Given the learning experience nature of the story line, it’s only fitting that the narrative play itself out on a college campus, a haven for healthy debate and personal exploration of a host of topics, including those examined in the film. Of course, the academic environment, as a place of open discussion, makes it possible to explore these topics from a variety of angles, including everything from the noblest of enlightened dissertations to the shallowest, most cynical, most hypocritical, most self-serving belief stances.

One might easily question the breadth of such discourse, given that it may engender some “distasteful” notions. But, in true conscious creation fashion, the “universe-ity” environment makes it possible for all viewpoints to be addressed, no matter how politically incorrect some of them might seem. Now, this is not to suggest an implied endorsement of some of those less open-minded viewpoints (regardless of who endorses them), but it is a defense of the right for them to be aired, heard and debated. After all, conscious creation places all options on the table, all of which have their own intrinsic validity and their own rightful claim to expression, no matter how far out of fashion some of them may fall. And, in the film’s exploration of such matters, it doesn’t hesitate to probe them all, praising those with merit, deriding those that are questionable and unabashedly poking holes in all of them where warranted, regardless of how seemingly well intentioned (but inadvertently misdirected) some of them may be.

Exercises in self-exploration like those depicted here benefit immensely when approached with the aid of certain attitudes. For instance, taking on this task courageously often yields more satisfying results and produces desired outcomes more quickly. But those who allow their thinking to be clouded by fear or doubt are likely to stay stuck in place longer, as many of Lionel’s experiences illustrate, for example. However, those who step up forthrightly and without fear, as often happens with Troy, are likely to see their desires manifest more expeditiously. Now, this is not to suggest that no one ever backslides, either; we all make “mistakes” as part of our learning curve. Troy’s dealings with his father, for instance, sometimes cause him to back down and compromise his values.
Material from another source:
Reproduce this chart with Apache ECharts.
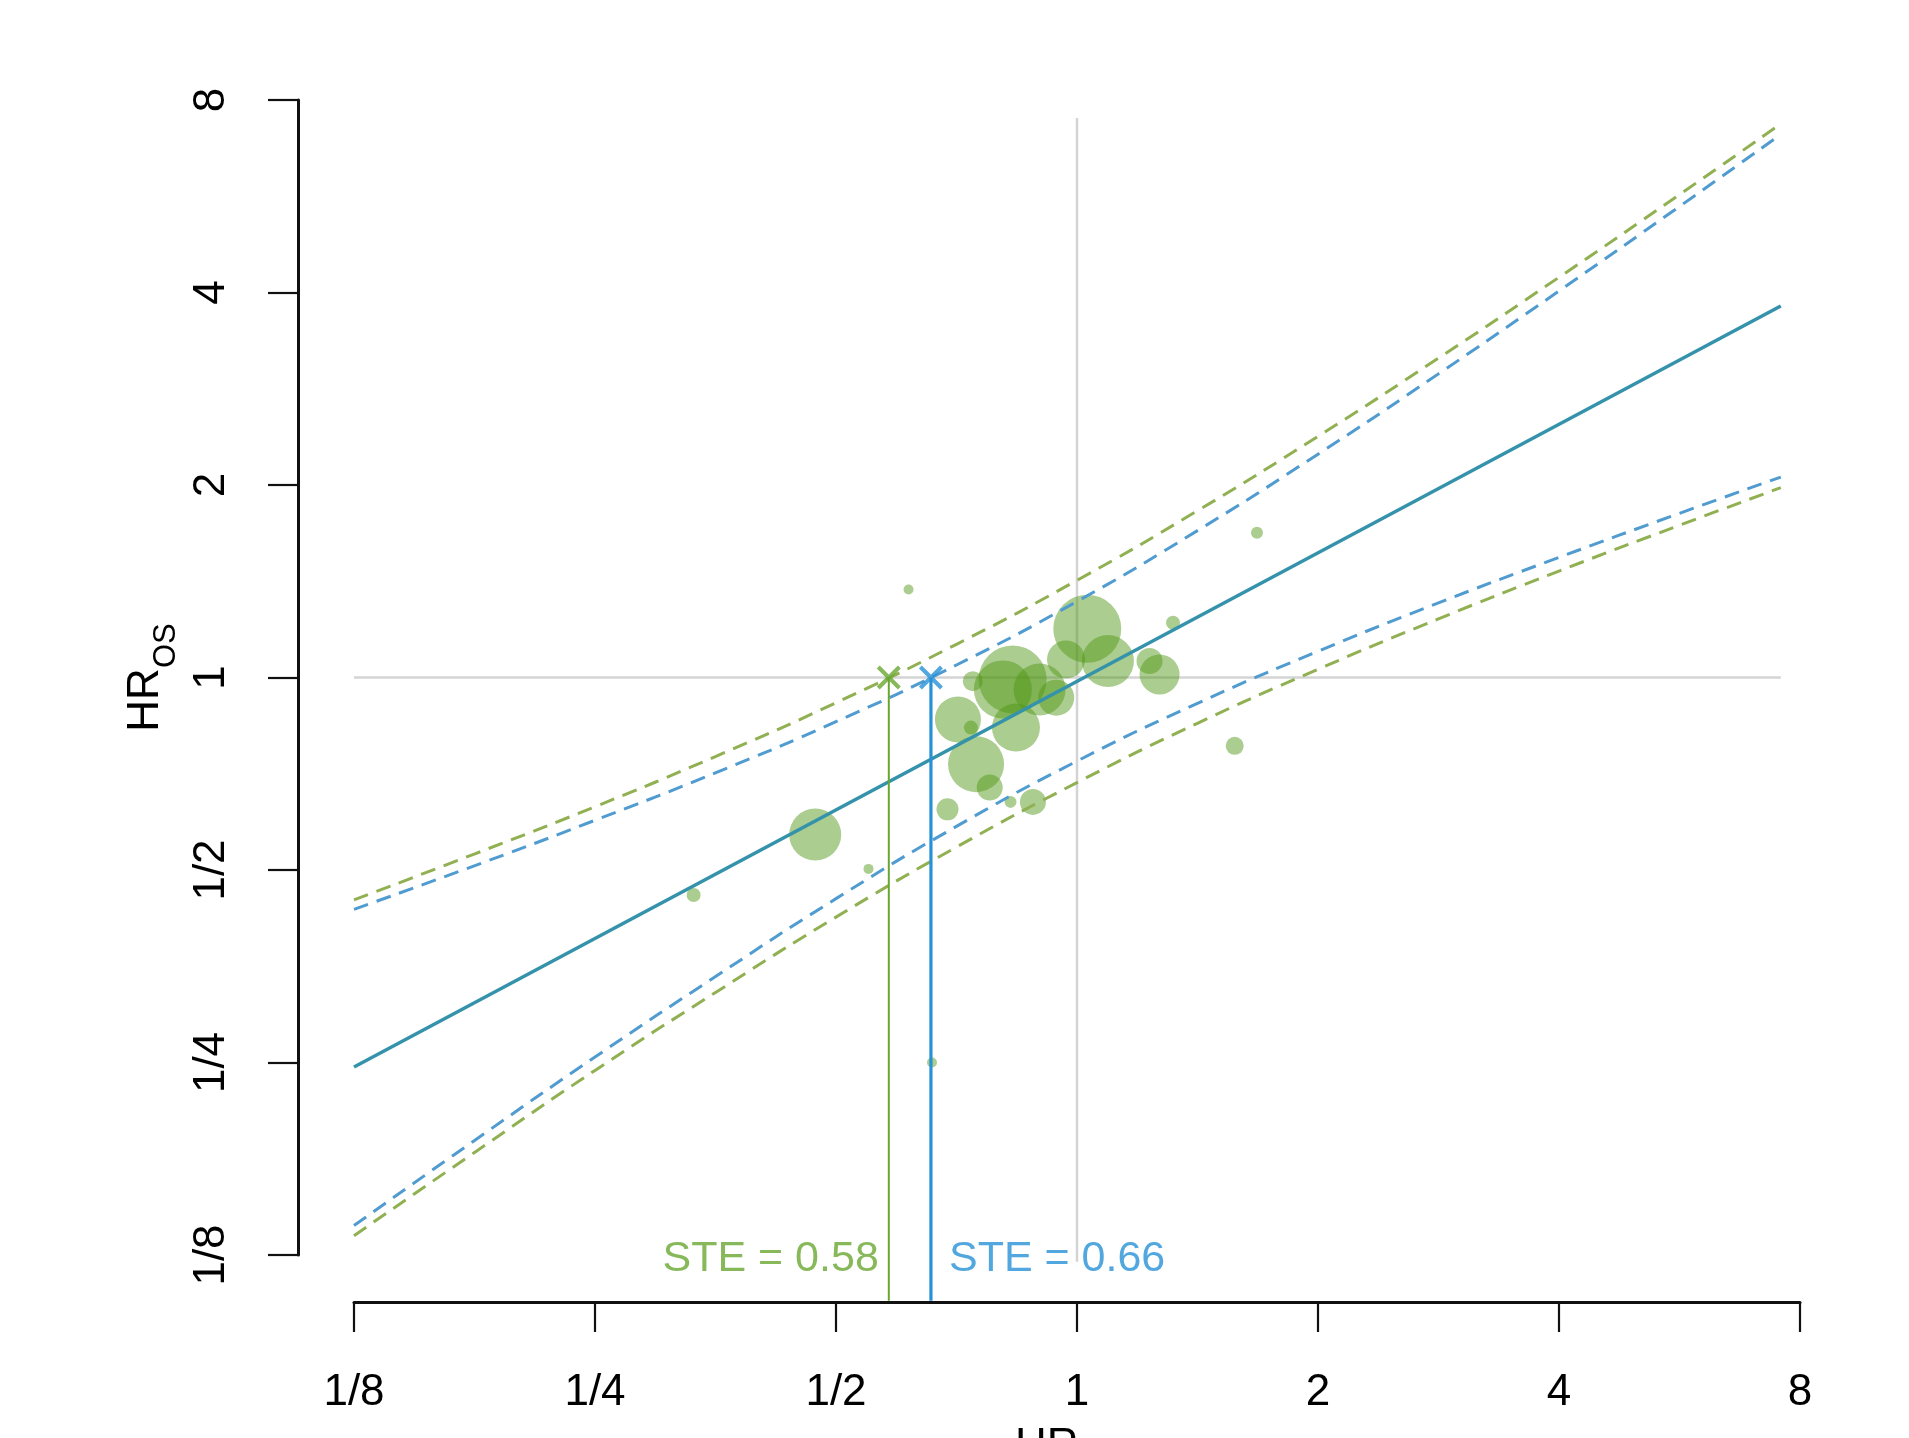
<!DOCTYPE html>
<html><head><meta charset="utf-8">
<script src="https://cdn.jsdelivr.net/npm/echarts@6/dist/echarts.min.js"></script>
<style>html,body{margin:0;padding:0;background:#fff}#c{width:1909px;height:1438px}</style>
</head><body><div id="c"></div>
<script>
// ---- data ----
const tickValues = [0.125, 0.25, 0.5, 1, 2, 4, 8];
const tickLabels = ['1/8', '1/4', '1/2', '1', '2', '4', '8'];

// individual studies (HR_PFS, HR_OS, relative weight ~ bubble radius)
const studyHRPFS = [0.616, 1.030, 1.093, 0.831, 0.808, 0.898, 0.942, 0.969, 0.839, 0.710, 0.737, 0.748, 0.778, 0.689, 0.826, 0.881, 0.741, 1.232, 1.268, 1.318, 0.471, 0.549, 1.678, 1.574, 0.659, 0.332];
const studyHROS  = [1.373, 1.192, 1.061, 0.993, 0.958, 0.958, 0.930, 1.067, 0.835, 0.860, 0.835, 0.732, 0.673, 0.622, 0.639, 0.639, 0.987, 1.061, 1.011, 1.218, 0.568, 0.502, 1.684, 0.782, 0.250, 0.457];
const studyWeight = [5, 34, 26, 34, 29, 26, 18, 19, 24, 23, 7, 28, 13, 11, 6, 13, 10, 13, 20, 7, 26, 5, 6, 9, 5, 7];

// regression line
const fitX = [0.125, 7.57];
const fitY = [0.246, 3.81];

// prediction bands
const bandX = [0.125, 0.177, 0.25, 0.354, 0.5, 0.707, 1, 1.414, 2, 2.828, 4, 5.657, 7.57];
const blueUpper  = [0.434, 0.508, 0.598, 0.710, 0.853, 1.046, 1.315, 1.697, 2.235, 2.984, 4.022, 5.453, 7.067];
const blueLower  = [0.139, 0.189, 0.255, 0.341, 0.451, 0.585, 0.740, 0.911, 1.099, 1.308, 1.541, 1.806, 2.058];
const greenUpper = [0.449, 0.530, 0.628, 0.753, 0.913, 1.127, 1.419, 1.823, 2.383, 3.158, 4.225, 5.692, 7.342];
const greenLower = [0.134, 0.181, 0.243, 0.322, 0.422, 0.543, 0.685, 0.848, 1.030, 1.235, 1.467, 1.730, 1.981];

// surrogate threshold effects
const steX = [0.582, 0.657];
const steLabels = ['STE = 0.58', 'STE = 0.66'];
const steLabelY = 0.123;
const steBottomY = 0.106;

// reference lines at HR = 1
const refXRange = [0.125, 7.57];
const refYRange = [0.122, 7.5];

// ---- chart ----
const FONT = 'Liberation Sans';
const GREEN = '#69a631', BLUE = '#2791d7';
const GREEN_DASH = '#90b052', BLUE_DASH = '#509bd0';

function fmt(v) {
  const i = tickValues.findIndex(t => Math.abs(Math.log2(t) - Math.log2(v)) < 1e-6);
  return i >= 0 ? tickLabels[i] : '';
}
const pairs = (xs, ys) => xs.map((x, i) => [x, ys[i]]);
const dashed = (ys, color) => ({
  type: 'line', data: pairs(bandX, ys), smooth: true, symbol: 'none', clip: false, z: 4,
  lineStyle: { color: color, width: 3, type: [15, 9] }
});
const xMark = 'path://M0,1.2 L1.2,0 L10,8.8 L8.8,10 Z M8.8,0 L10,1.2 L1.2,10 L0,8.8 Z';
const nameRich = {
  h: { fontSize: 44, lineHeight: 58, verticalAlign: 'top', fontFamily: FONT, color: '#000' },
  s: { fontSize: 31, lineHeight: 58, verticalAlign: 'bottom', fontFamily: FONT, color: '#000' }
};

const chart = echarts.init(document.getElementById('c'), null, { renderer: 'canvas' });
chart.setOption({
  animation: false,
  backgroundColor: '#fff',
  grid: { left: 354, right: 109, top: 100, bottom: 183, containLabel: false, outerBoundsMode: 'none' },
  xAxis: {
    type: 'log', logBase: 2, min: 0.125, max: 8, interval: 1, splitNumber: 6,
    offset: 47,
    axisLine: { show: true, lineStyle: { color: '#111', width: 3 } },
    axisTick: { show: true, length: 30, lineStyle: { color: '#111', width: 2.2 } },
    splitLine: { show: false },
    axisLabel: { formatter: fmt, fontFamily: FONT, fontSize: 44, color: '#000', margin: 69 },
    name: '{h|HR}{s|PFS}', nameLocation: 'middle', nameGap: 123,
    nameTextStyle: { color: '#000', fontFamily: FONT, rich: nameRich }
  },
  yAxis: {
    type: 'log', logBase: 2, min: 0.125, max: 8, interval: 1, splitNumber: 6,
    offset: 56,
    axisLine: { show: true, lineStyle: { color: '#111', width: 3 } },
    axisTick: { show: true, length: 30, lineStyle: { color: '#111', width: 2.2 } },
    splitLine: { show: false },
    axisLabel: { formatter: fmt, fontFamily: FONT, fontSize: 44, color: '#000', margin: 64, rotate: 90 },
    name: '{h|HR}{s|OS}', nameLocation: 'middle', nameGap: 106, nameRotate: 90,
    nameTextStyle: { color: '#000', fontFamily: FONT, rich: nameRich }
  },
  series: [
    { type: 'line', data: [[1, refYRange[0]], [1, refYRange[1]]], symbol: 'none', clip: false, z: 1,
      lineStyle: { color: '#d4d4d4', width: 2.5 } },
    { type: 'line', data: [[refXRange[0], 1], [refXRange[1], 1]], symbol: 'none', clip: false, z: 1,
      lineStyle: { color: '#d4d4d4', width: 2.5 } },
    { type: 'scatter', data: studyHRPFS.map((x, i) => [x, studyHROS[i], studyWeight[i]]),
      symbolSize: d => 2 * d[2], clip: false, z: 2,
      itemStyle: { color: 'rgba(80,150,20,0.6)', borderWidth: 0 } },
    dashed(greenUpper, GREEN_DASH),
    dashed(blueUpper, BLUE_DASH),
    dashed(blueLower, BLUE_DASH),
    dashed(greenLower, GREEN_DASH),
    { type: 'line', data: pairs(fitX, fitY), symbol: 'none', clip: false, z: 5,
      lineStyle: { color: '#3592ab', width: 3.5 } },
    { type: 'line', data: [[steX[0], 1], [steX[0], steBottomY]], symbol: 'none', clip: false, z: 6,
      lineStyle: { color: GREEN, width: 2 } },
    { type: 'line', data: [[steX[1], 1], [steX[1], steBottomY]], symbol: 'none', clip: false, z: 6,
      lineStyle: { color: BLUE, width: 3.2 } },
    { type: 'scatter', data: [[steX[0], 1]], symbol: xMark, symbolSize: 24, clip: false, z: 7,
      itemStyle: { color: GREEN } },
    { type: 'scatter', data: [[steX[1], 1]], symbol: xMark, symbolSize: 24, clip: false, z: 7,
      itemStyle: { color: BLUE } },
    { type: 'scatter', data: [[steX[0], steLabelY]], symbolSize: 0, clip: false, z: 7,
      label: { show: true, position: 'left', distance: 10, formatter: steLabels[0],
               color: GREEN, fontFamily: FONT, fontSize: 43 } },
    { type: 'scatter', data: [[steX[1], steLabelY]], symbolSize: 0, clip: false, z: 7,
      label: { show: true, position: 'right', distance: 18, formatter: steLabels[1],
               color: BLUE, fontFamily: FONT, fontSize: 43 } }
  ]
});
</script>
</body></html>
But, then, such incidents subsequently help to empower him, galvanizing his faith in his beliefs and making it possible for him to move forward with greater courage and confidence.

It also helps if we approach this task from a sense of personal integrity, for it promotes outcomes that are genuinely in line with our core being. But, while we’re learning our life lessons, as often happens when we’re still of college age, we might not always be able to identify our beliefs as clearly as they need to be. We may even convince ourselves that we’re being entirely sincere with ourselves when nothing could be further from the truth. However, by experimenting with our manifesting beliefs, we give ourselves an opportunity to work through the clutter and come ever closer to personal awareness. Such experiences, again, might be viewed as mistakes, but, instead, they should be seen as exercises in honing our skills as conscious creators. And what better place to learn how to be oneself than in the relative safety of a university setting, an environment that, at least theoretically, encourages us to robustly engage in such experimentation and exploration.

When all of the dust settles in scenarios like those depicted in the film, it becomes painfully apparent that divisive outlooks get us nowhere, regardless of how justified we might feel in buying into them. No matter how these outlooks may be clothed, they ultimately speak to a sense of selfishness and separation when, in fact, we’re all inherently and undeniably connected. This shortcoming is often drawn into sharp focus when viewed through the lens of race relations, especially when they’re strained, as they often are in this picture. However, the sooner we realize our intrinsic linkage to one another, the sooner we can move past these limitations and become everything we can be as one united people, no matter what our racial makeup.

“Dear White People” is a smartly satirical look at these issues, drawing upon an approach that’s very much in your face but that never goes over the top, successfully resisting the temptation to adopt a soapbox stance. Filmmaker Justin Simien, named one of Variety’s “10 Directors to Watch,” has come up with a winning formula in his first feature outing, producing a picture that’s well directed, nicely paced and capably edited while getting the most out of a cast of talented, up-and-coming performers. The film is generally well written, despite some occasional lapses into overly intellectualized dialogue, but that drawback is more than compensated for by its ample poignant laughs and razor sharp insights. As the winner of the 2014 Sundance Film Festival’s Special Jury Award for Breakthrough Talent, “Dear White People” is easily one of the best (and most underrated) releases of the year.

As we enter adulthood, we take our rightful places as individuals and in society at large. We have a wide range of choices available to us in doing so, and it’s in our best interests to choose wisely, for the decisions we make about which beliefs to embrace can have far-ranging implications. Just ask those in the university communities identified in the closing credits who underwent experiences of their own not unlike those depicted in the film. Suddenly, the abstract becomes startlingly real – and eminently disturbing. The cautionary tale served up in “Dear White People” should give us all pause to think about who we are, what values we seek to embrace and what kind of world we want to create for ourselves.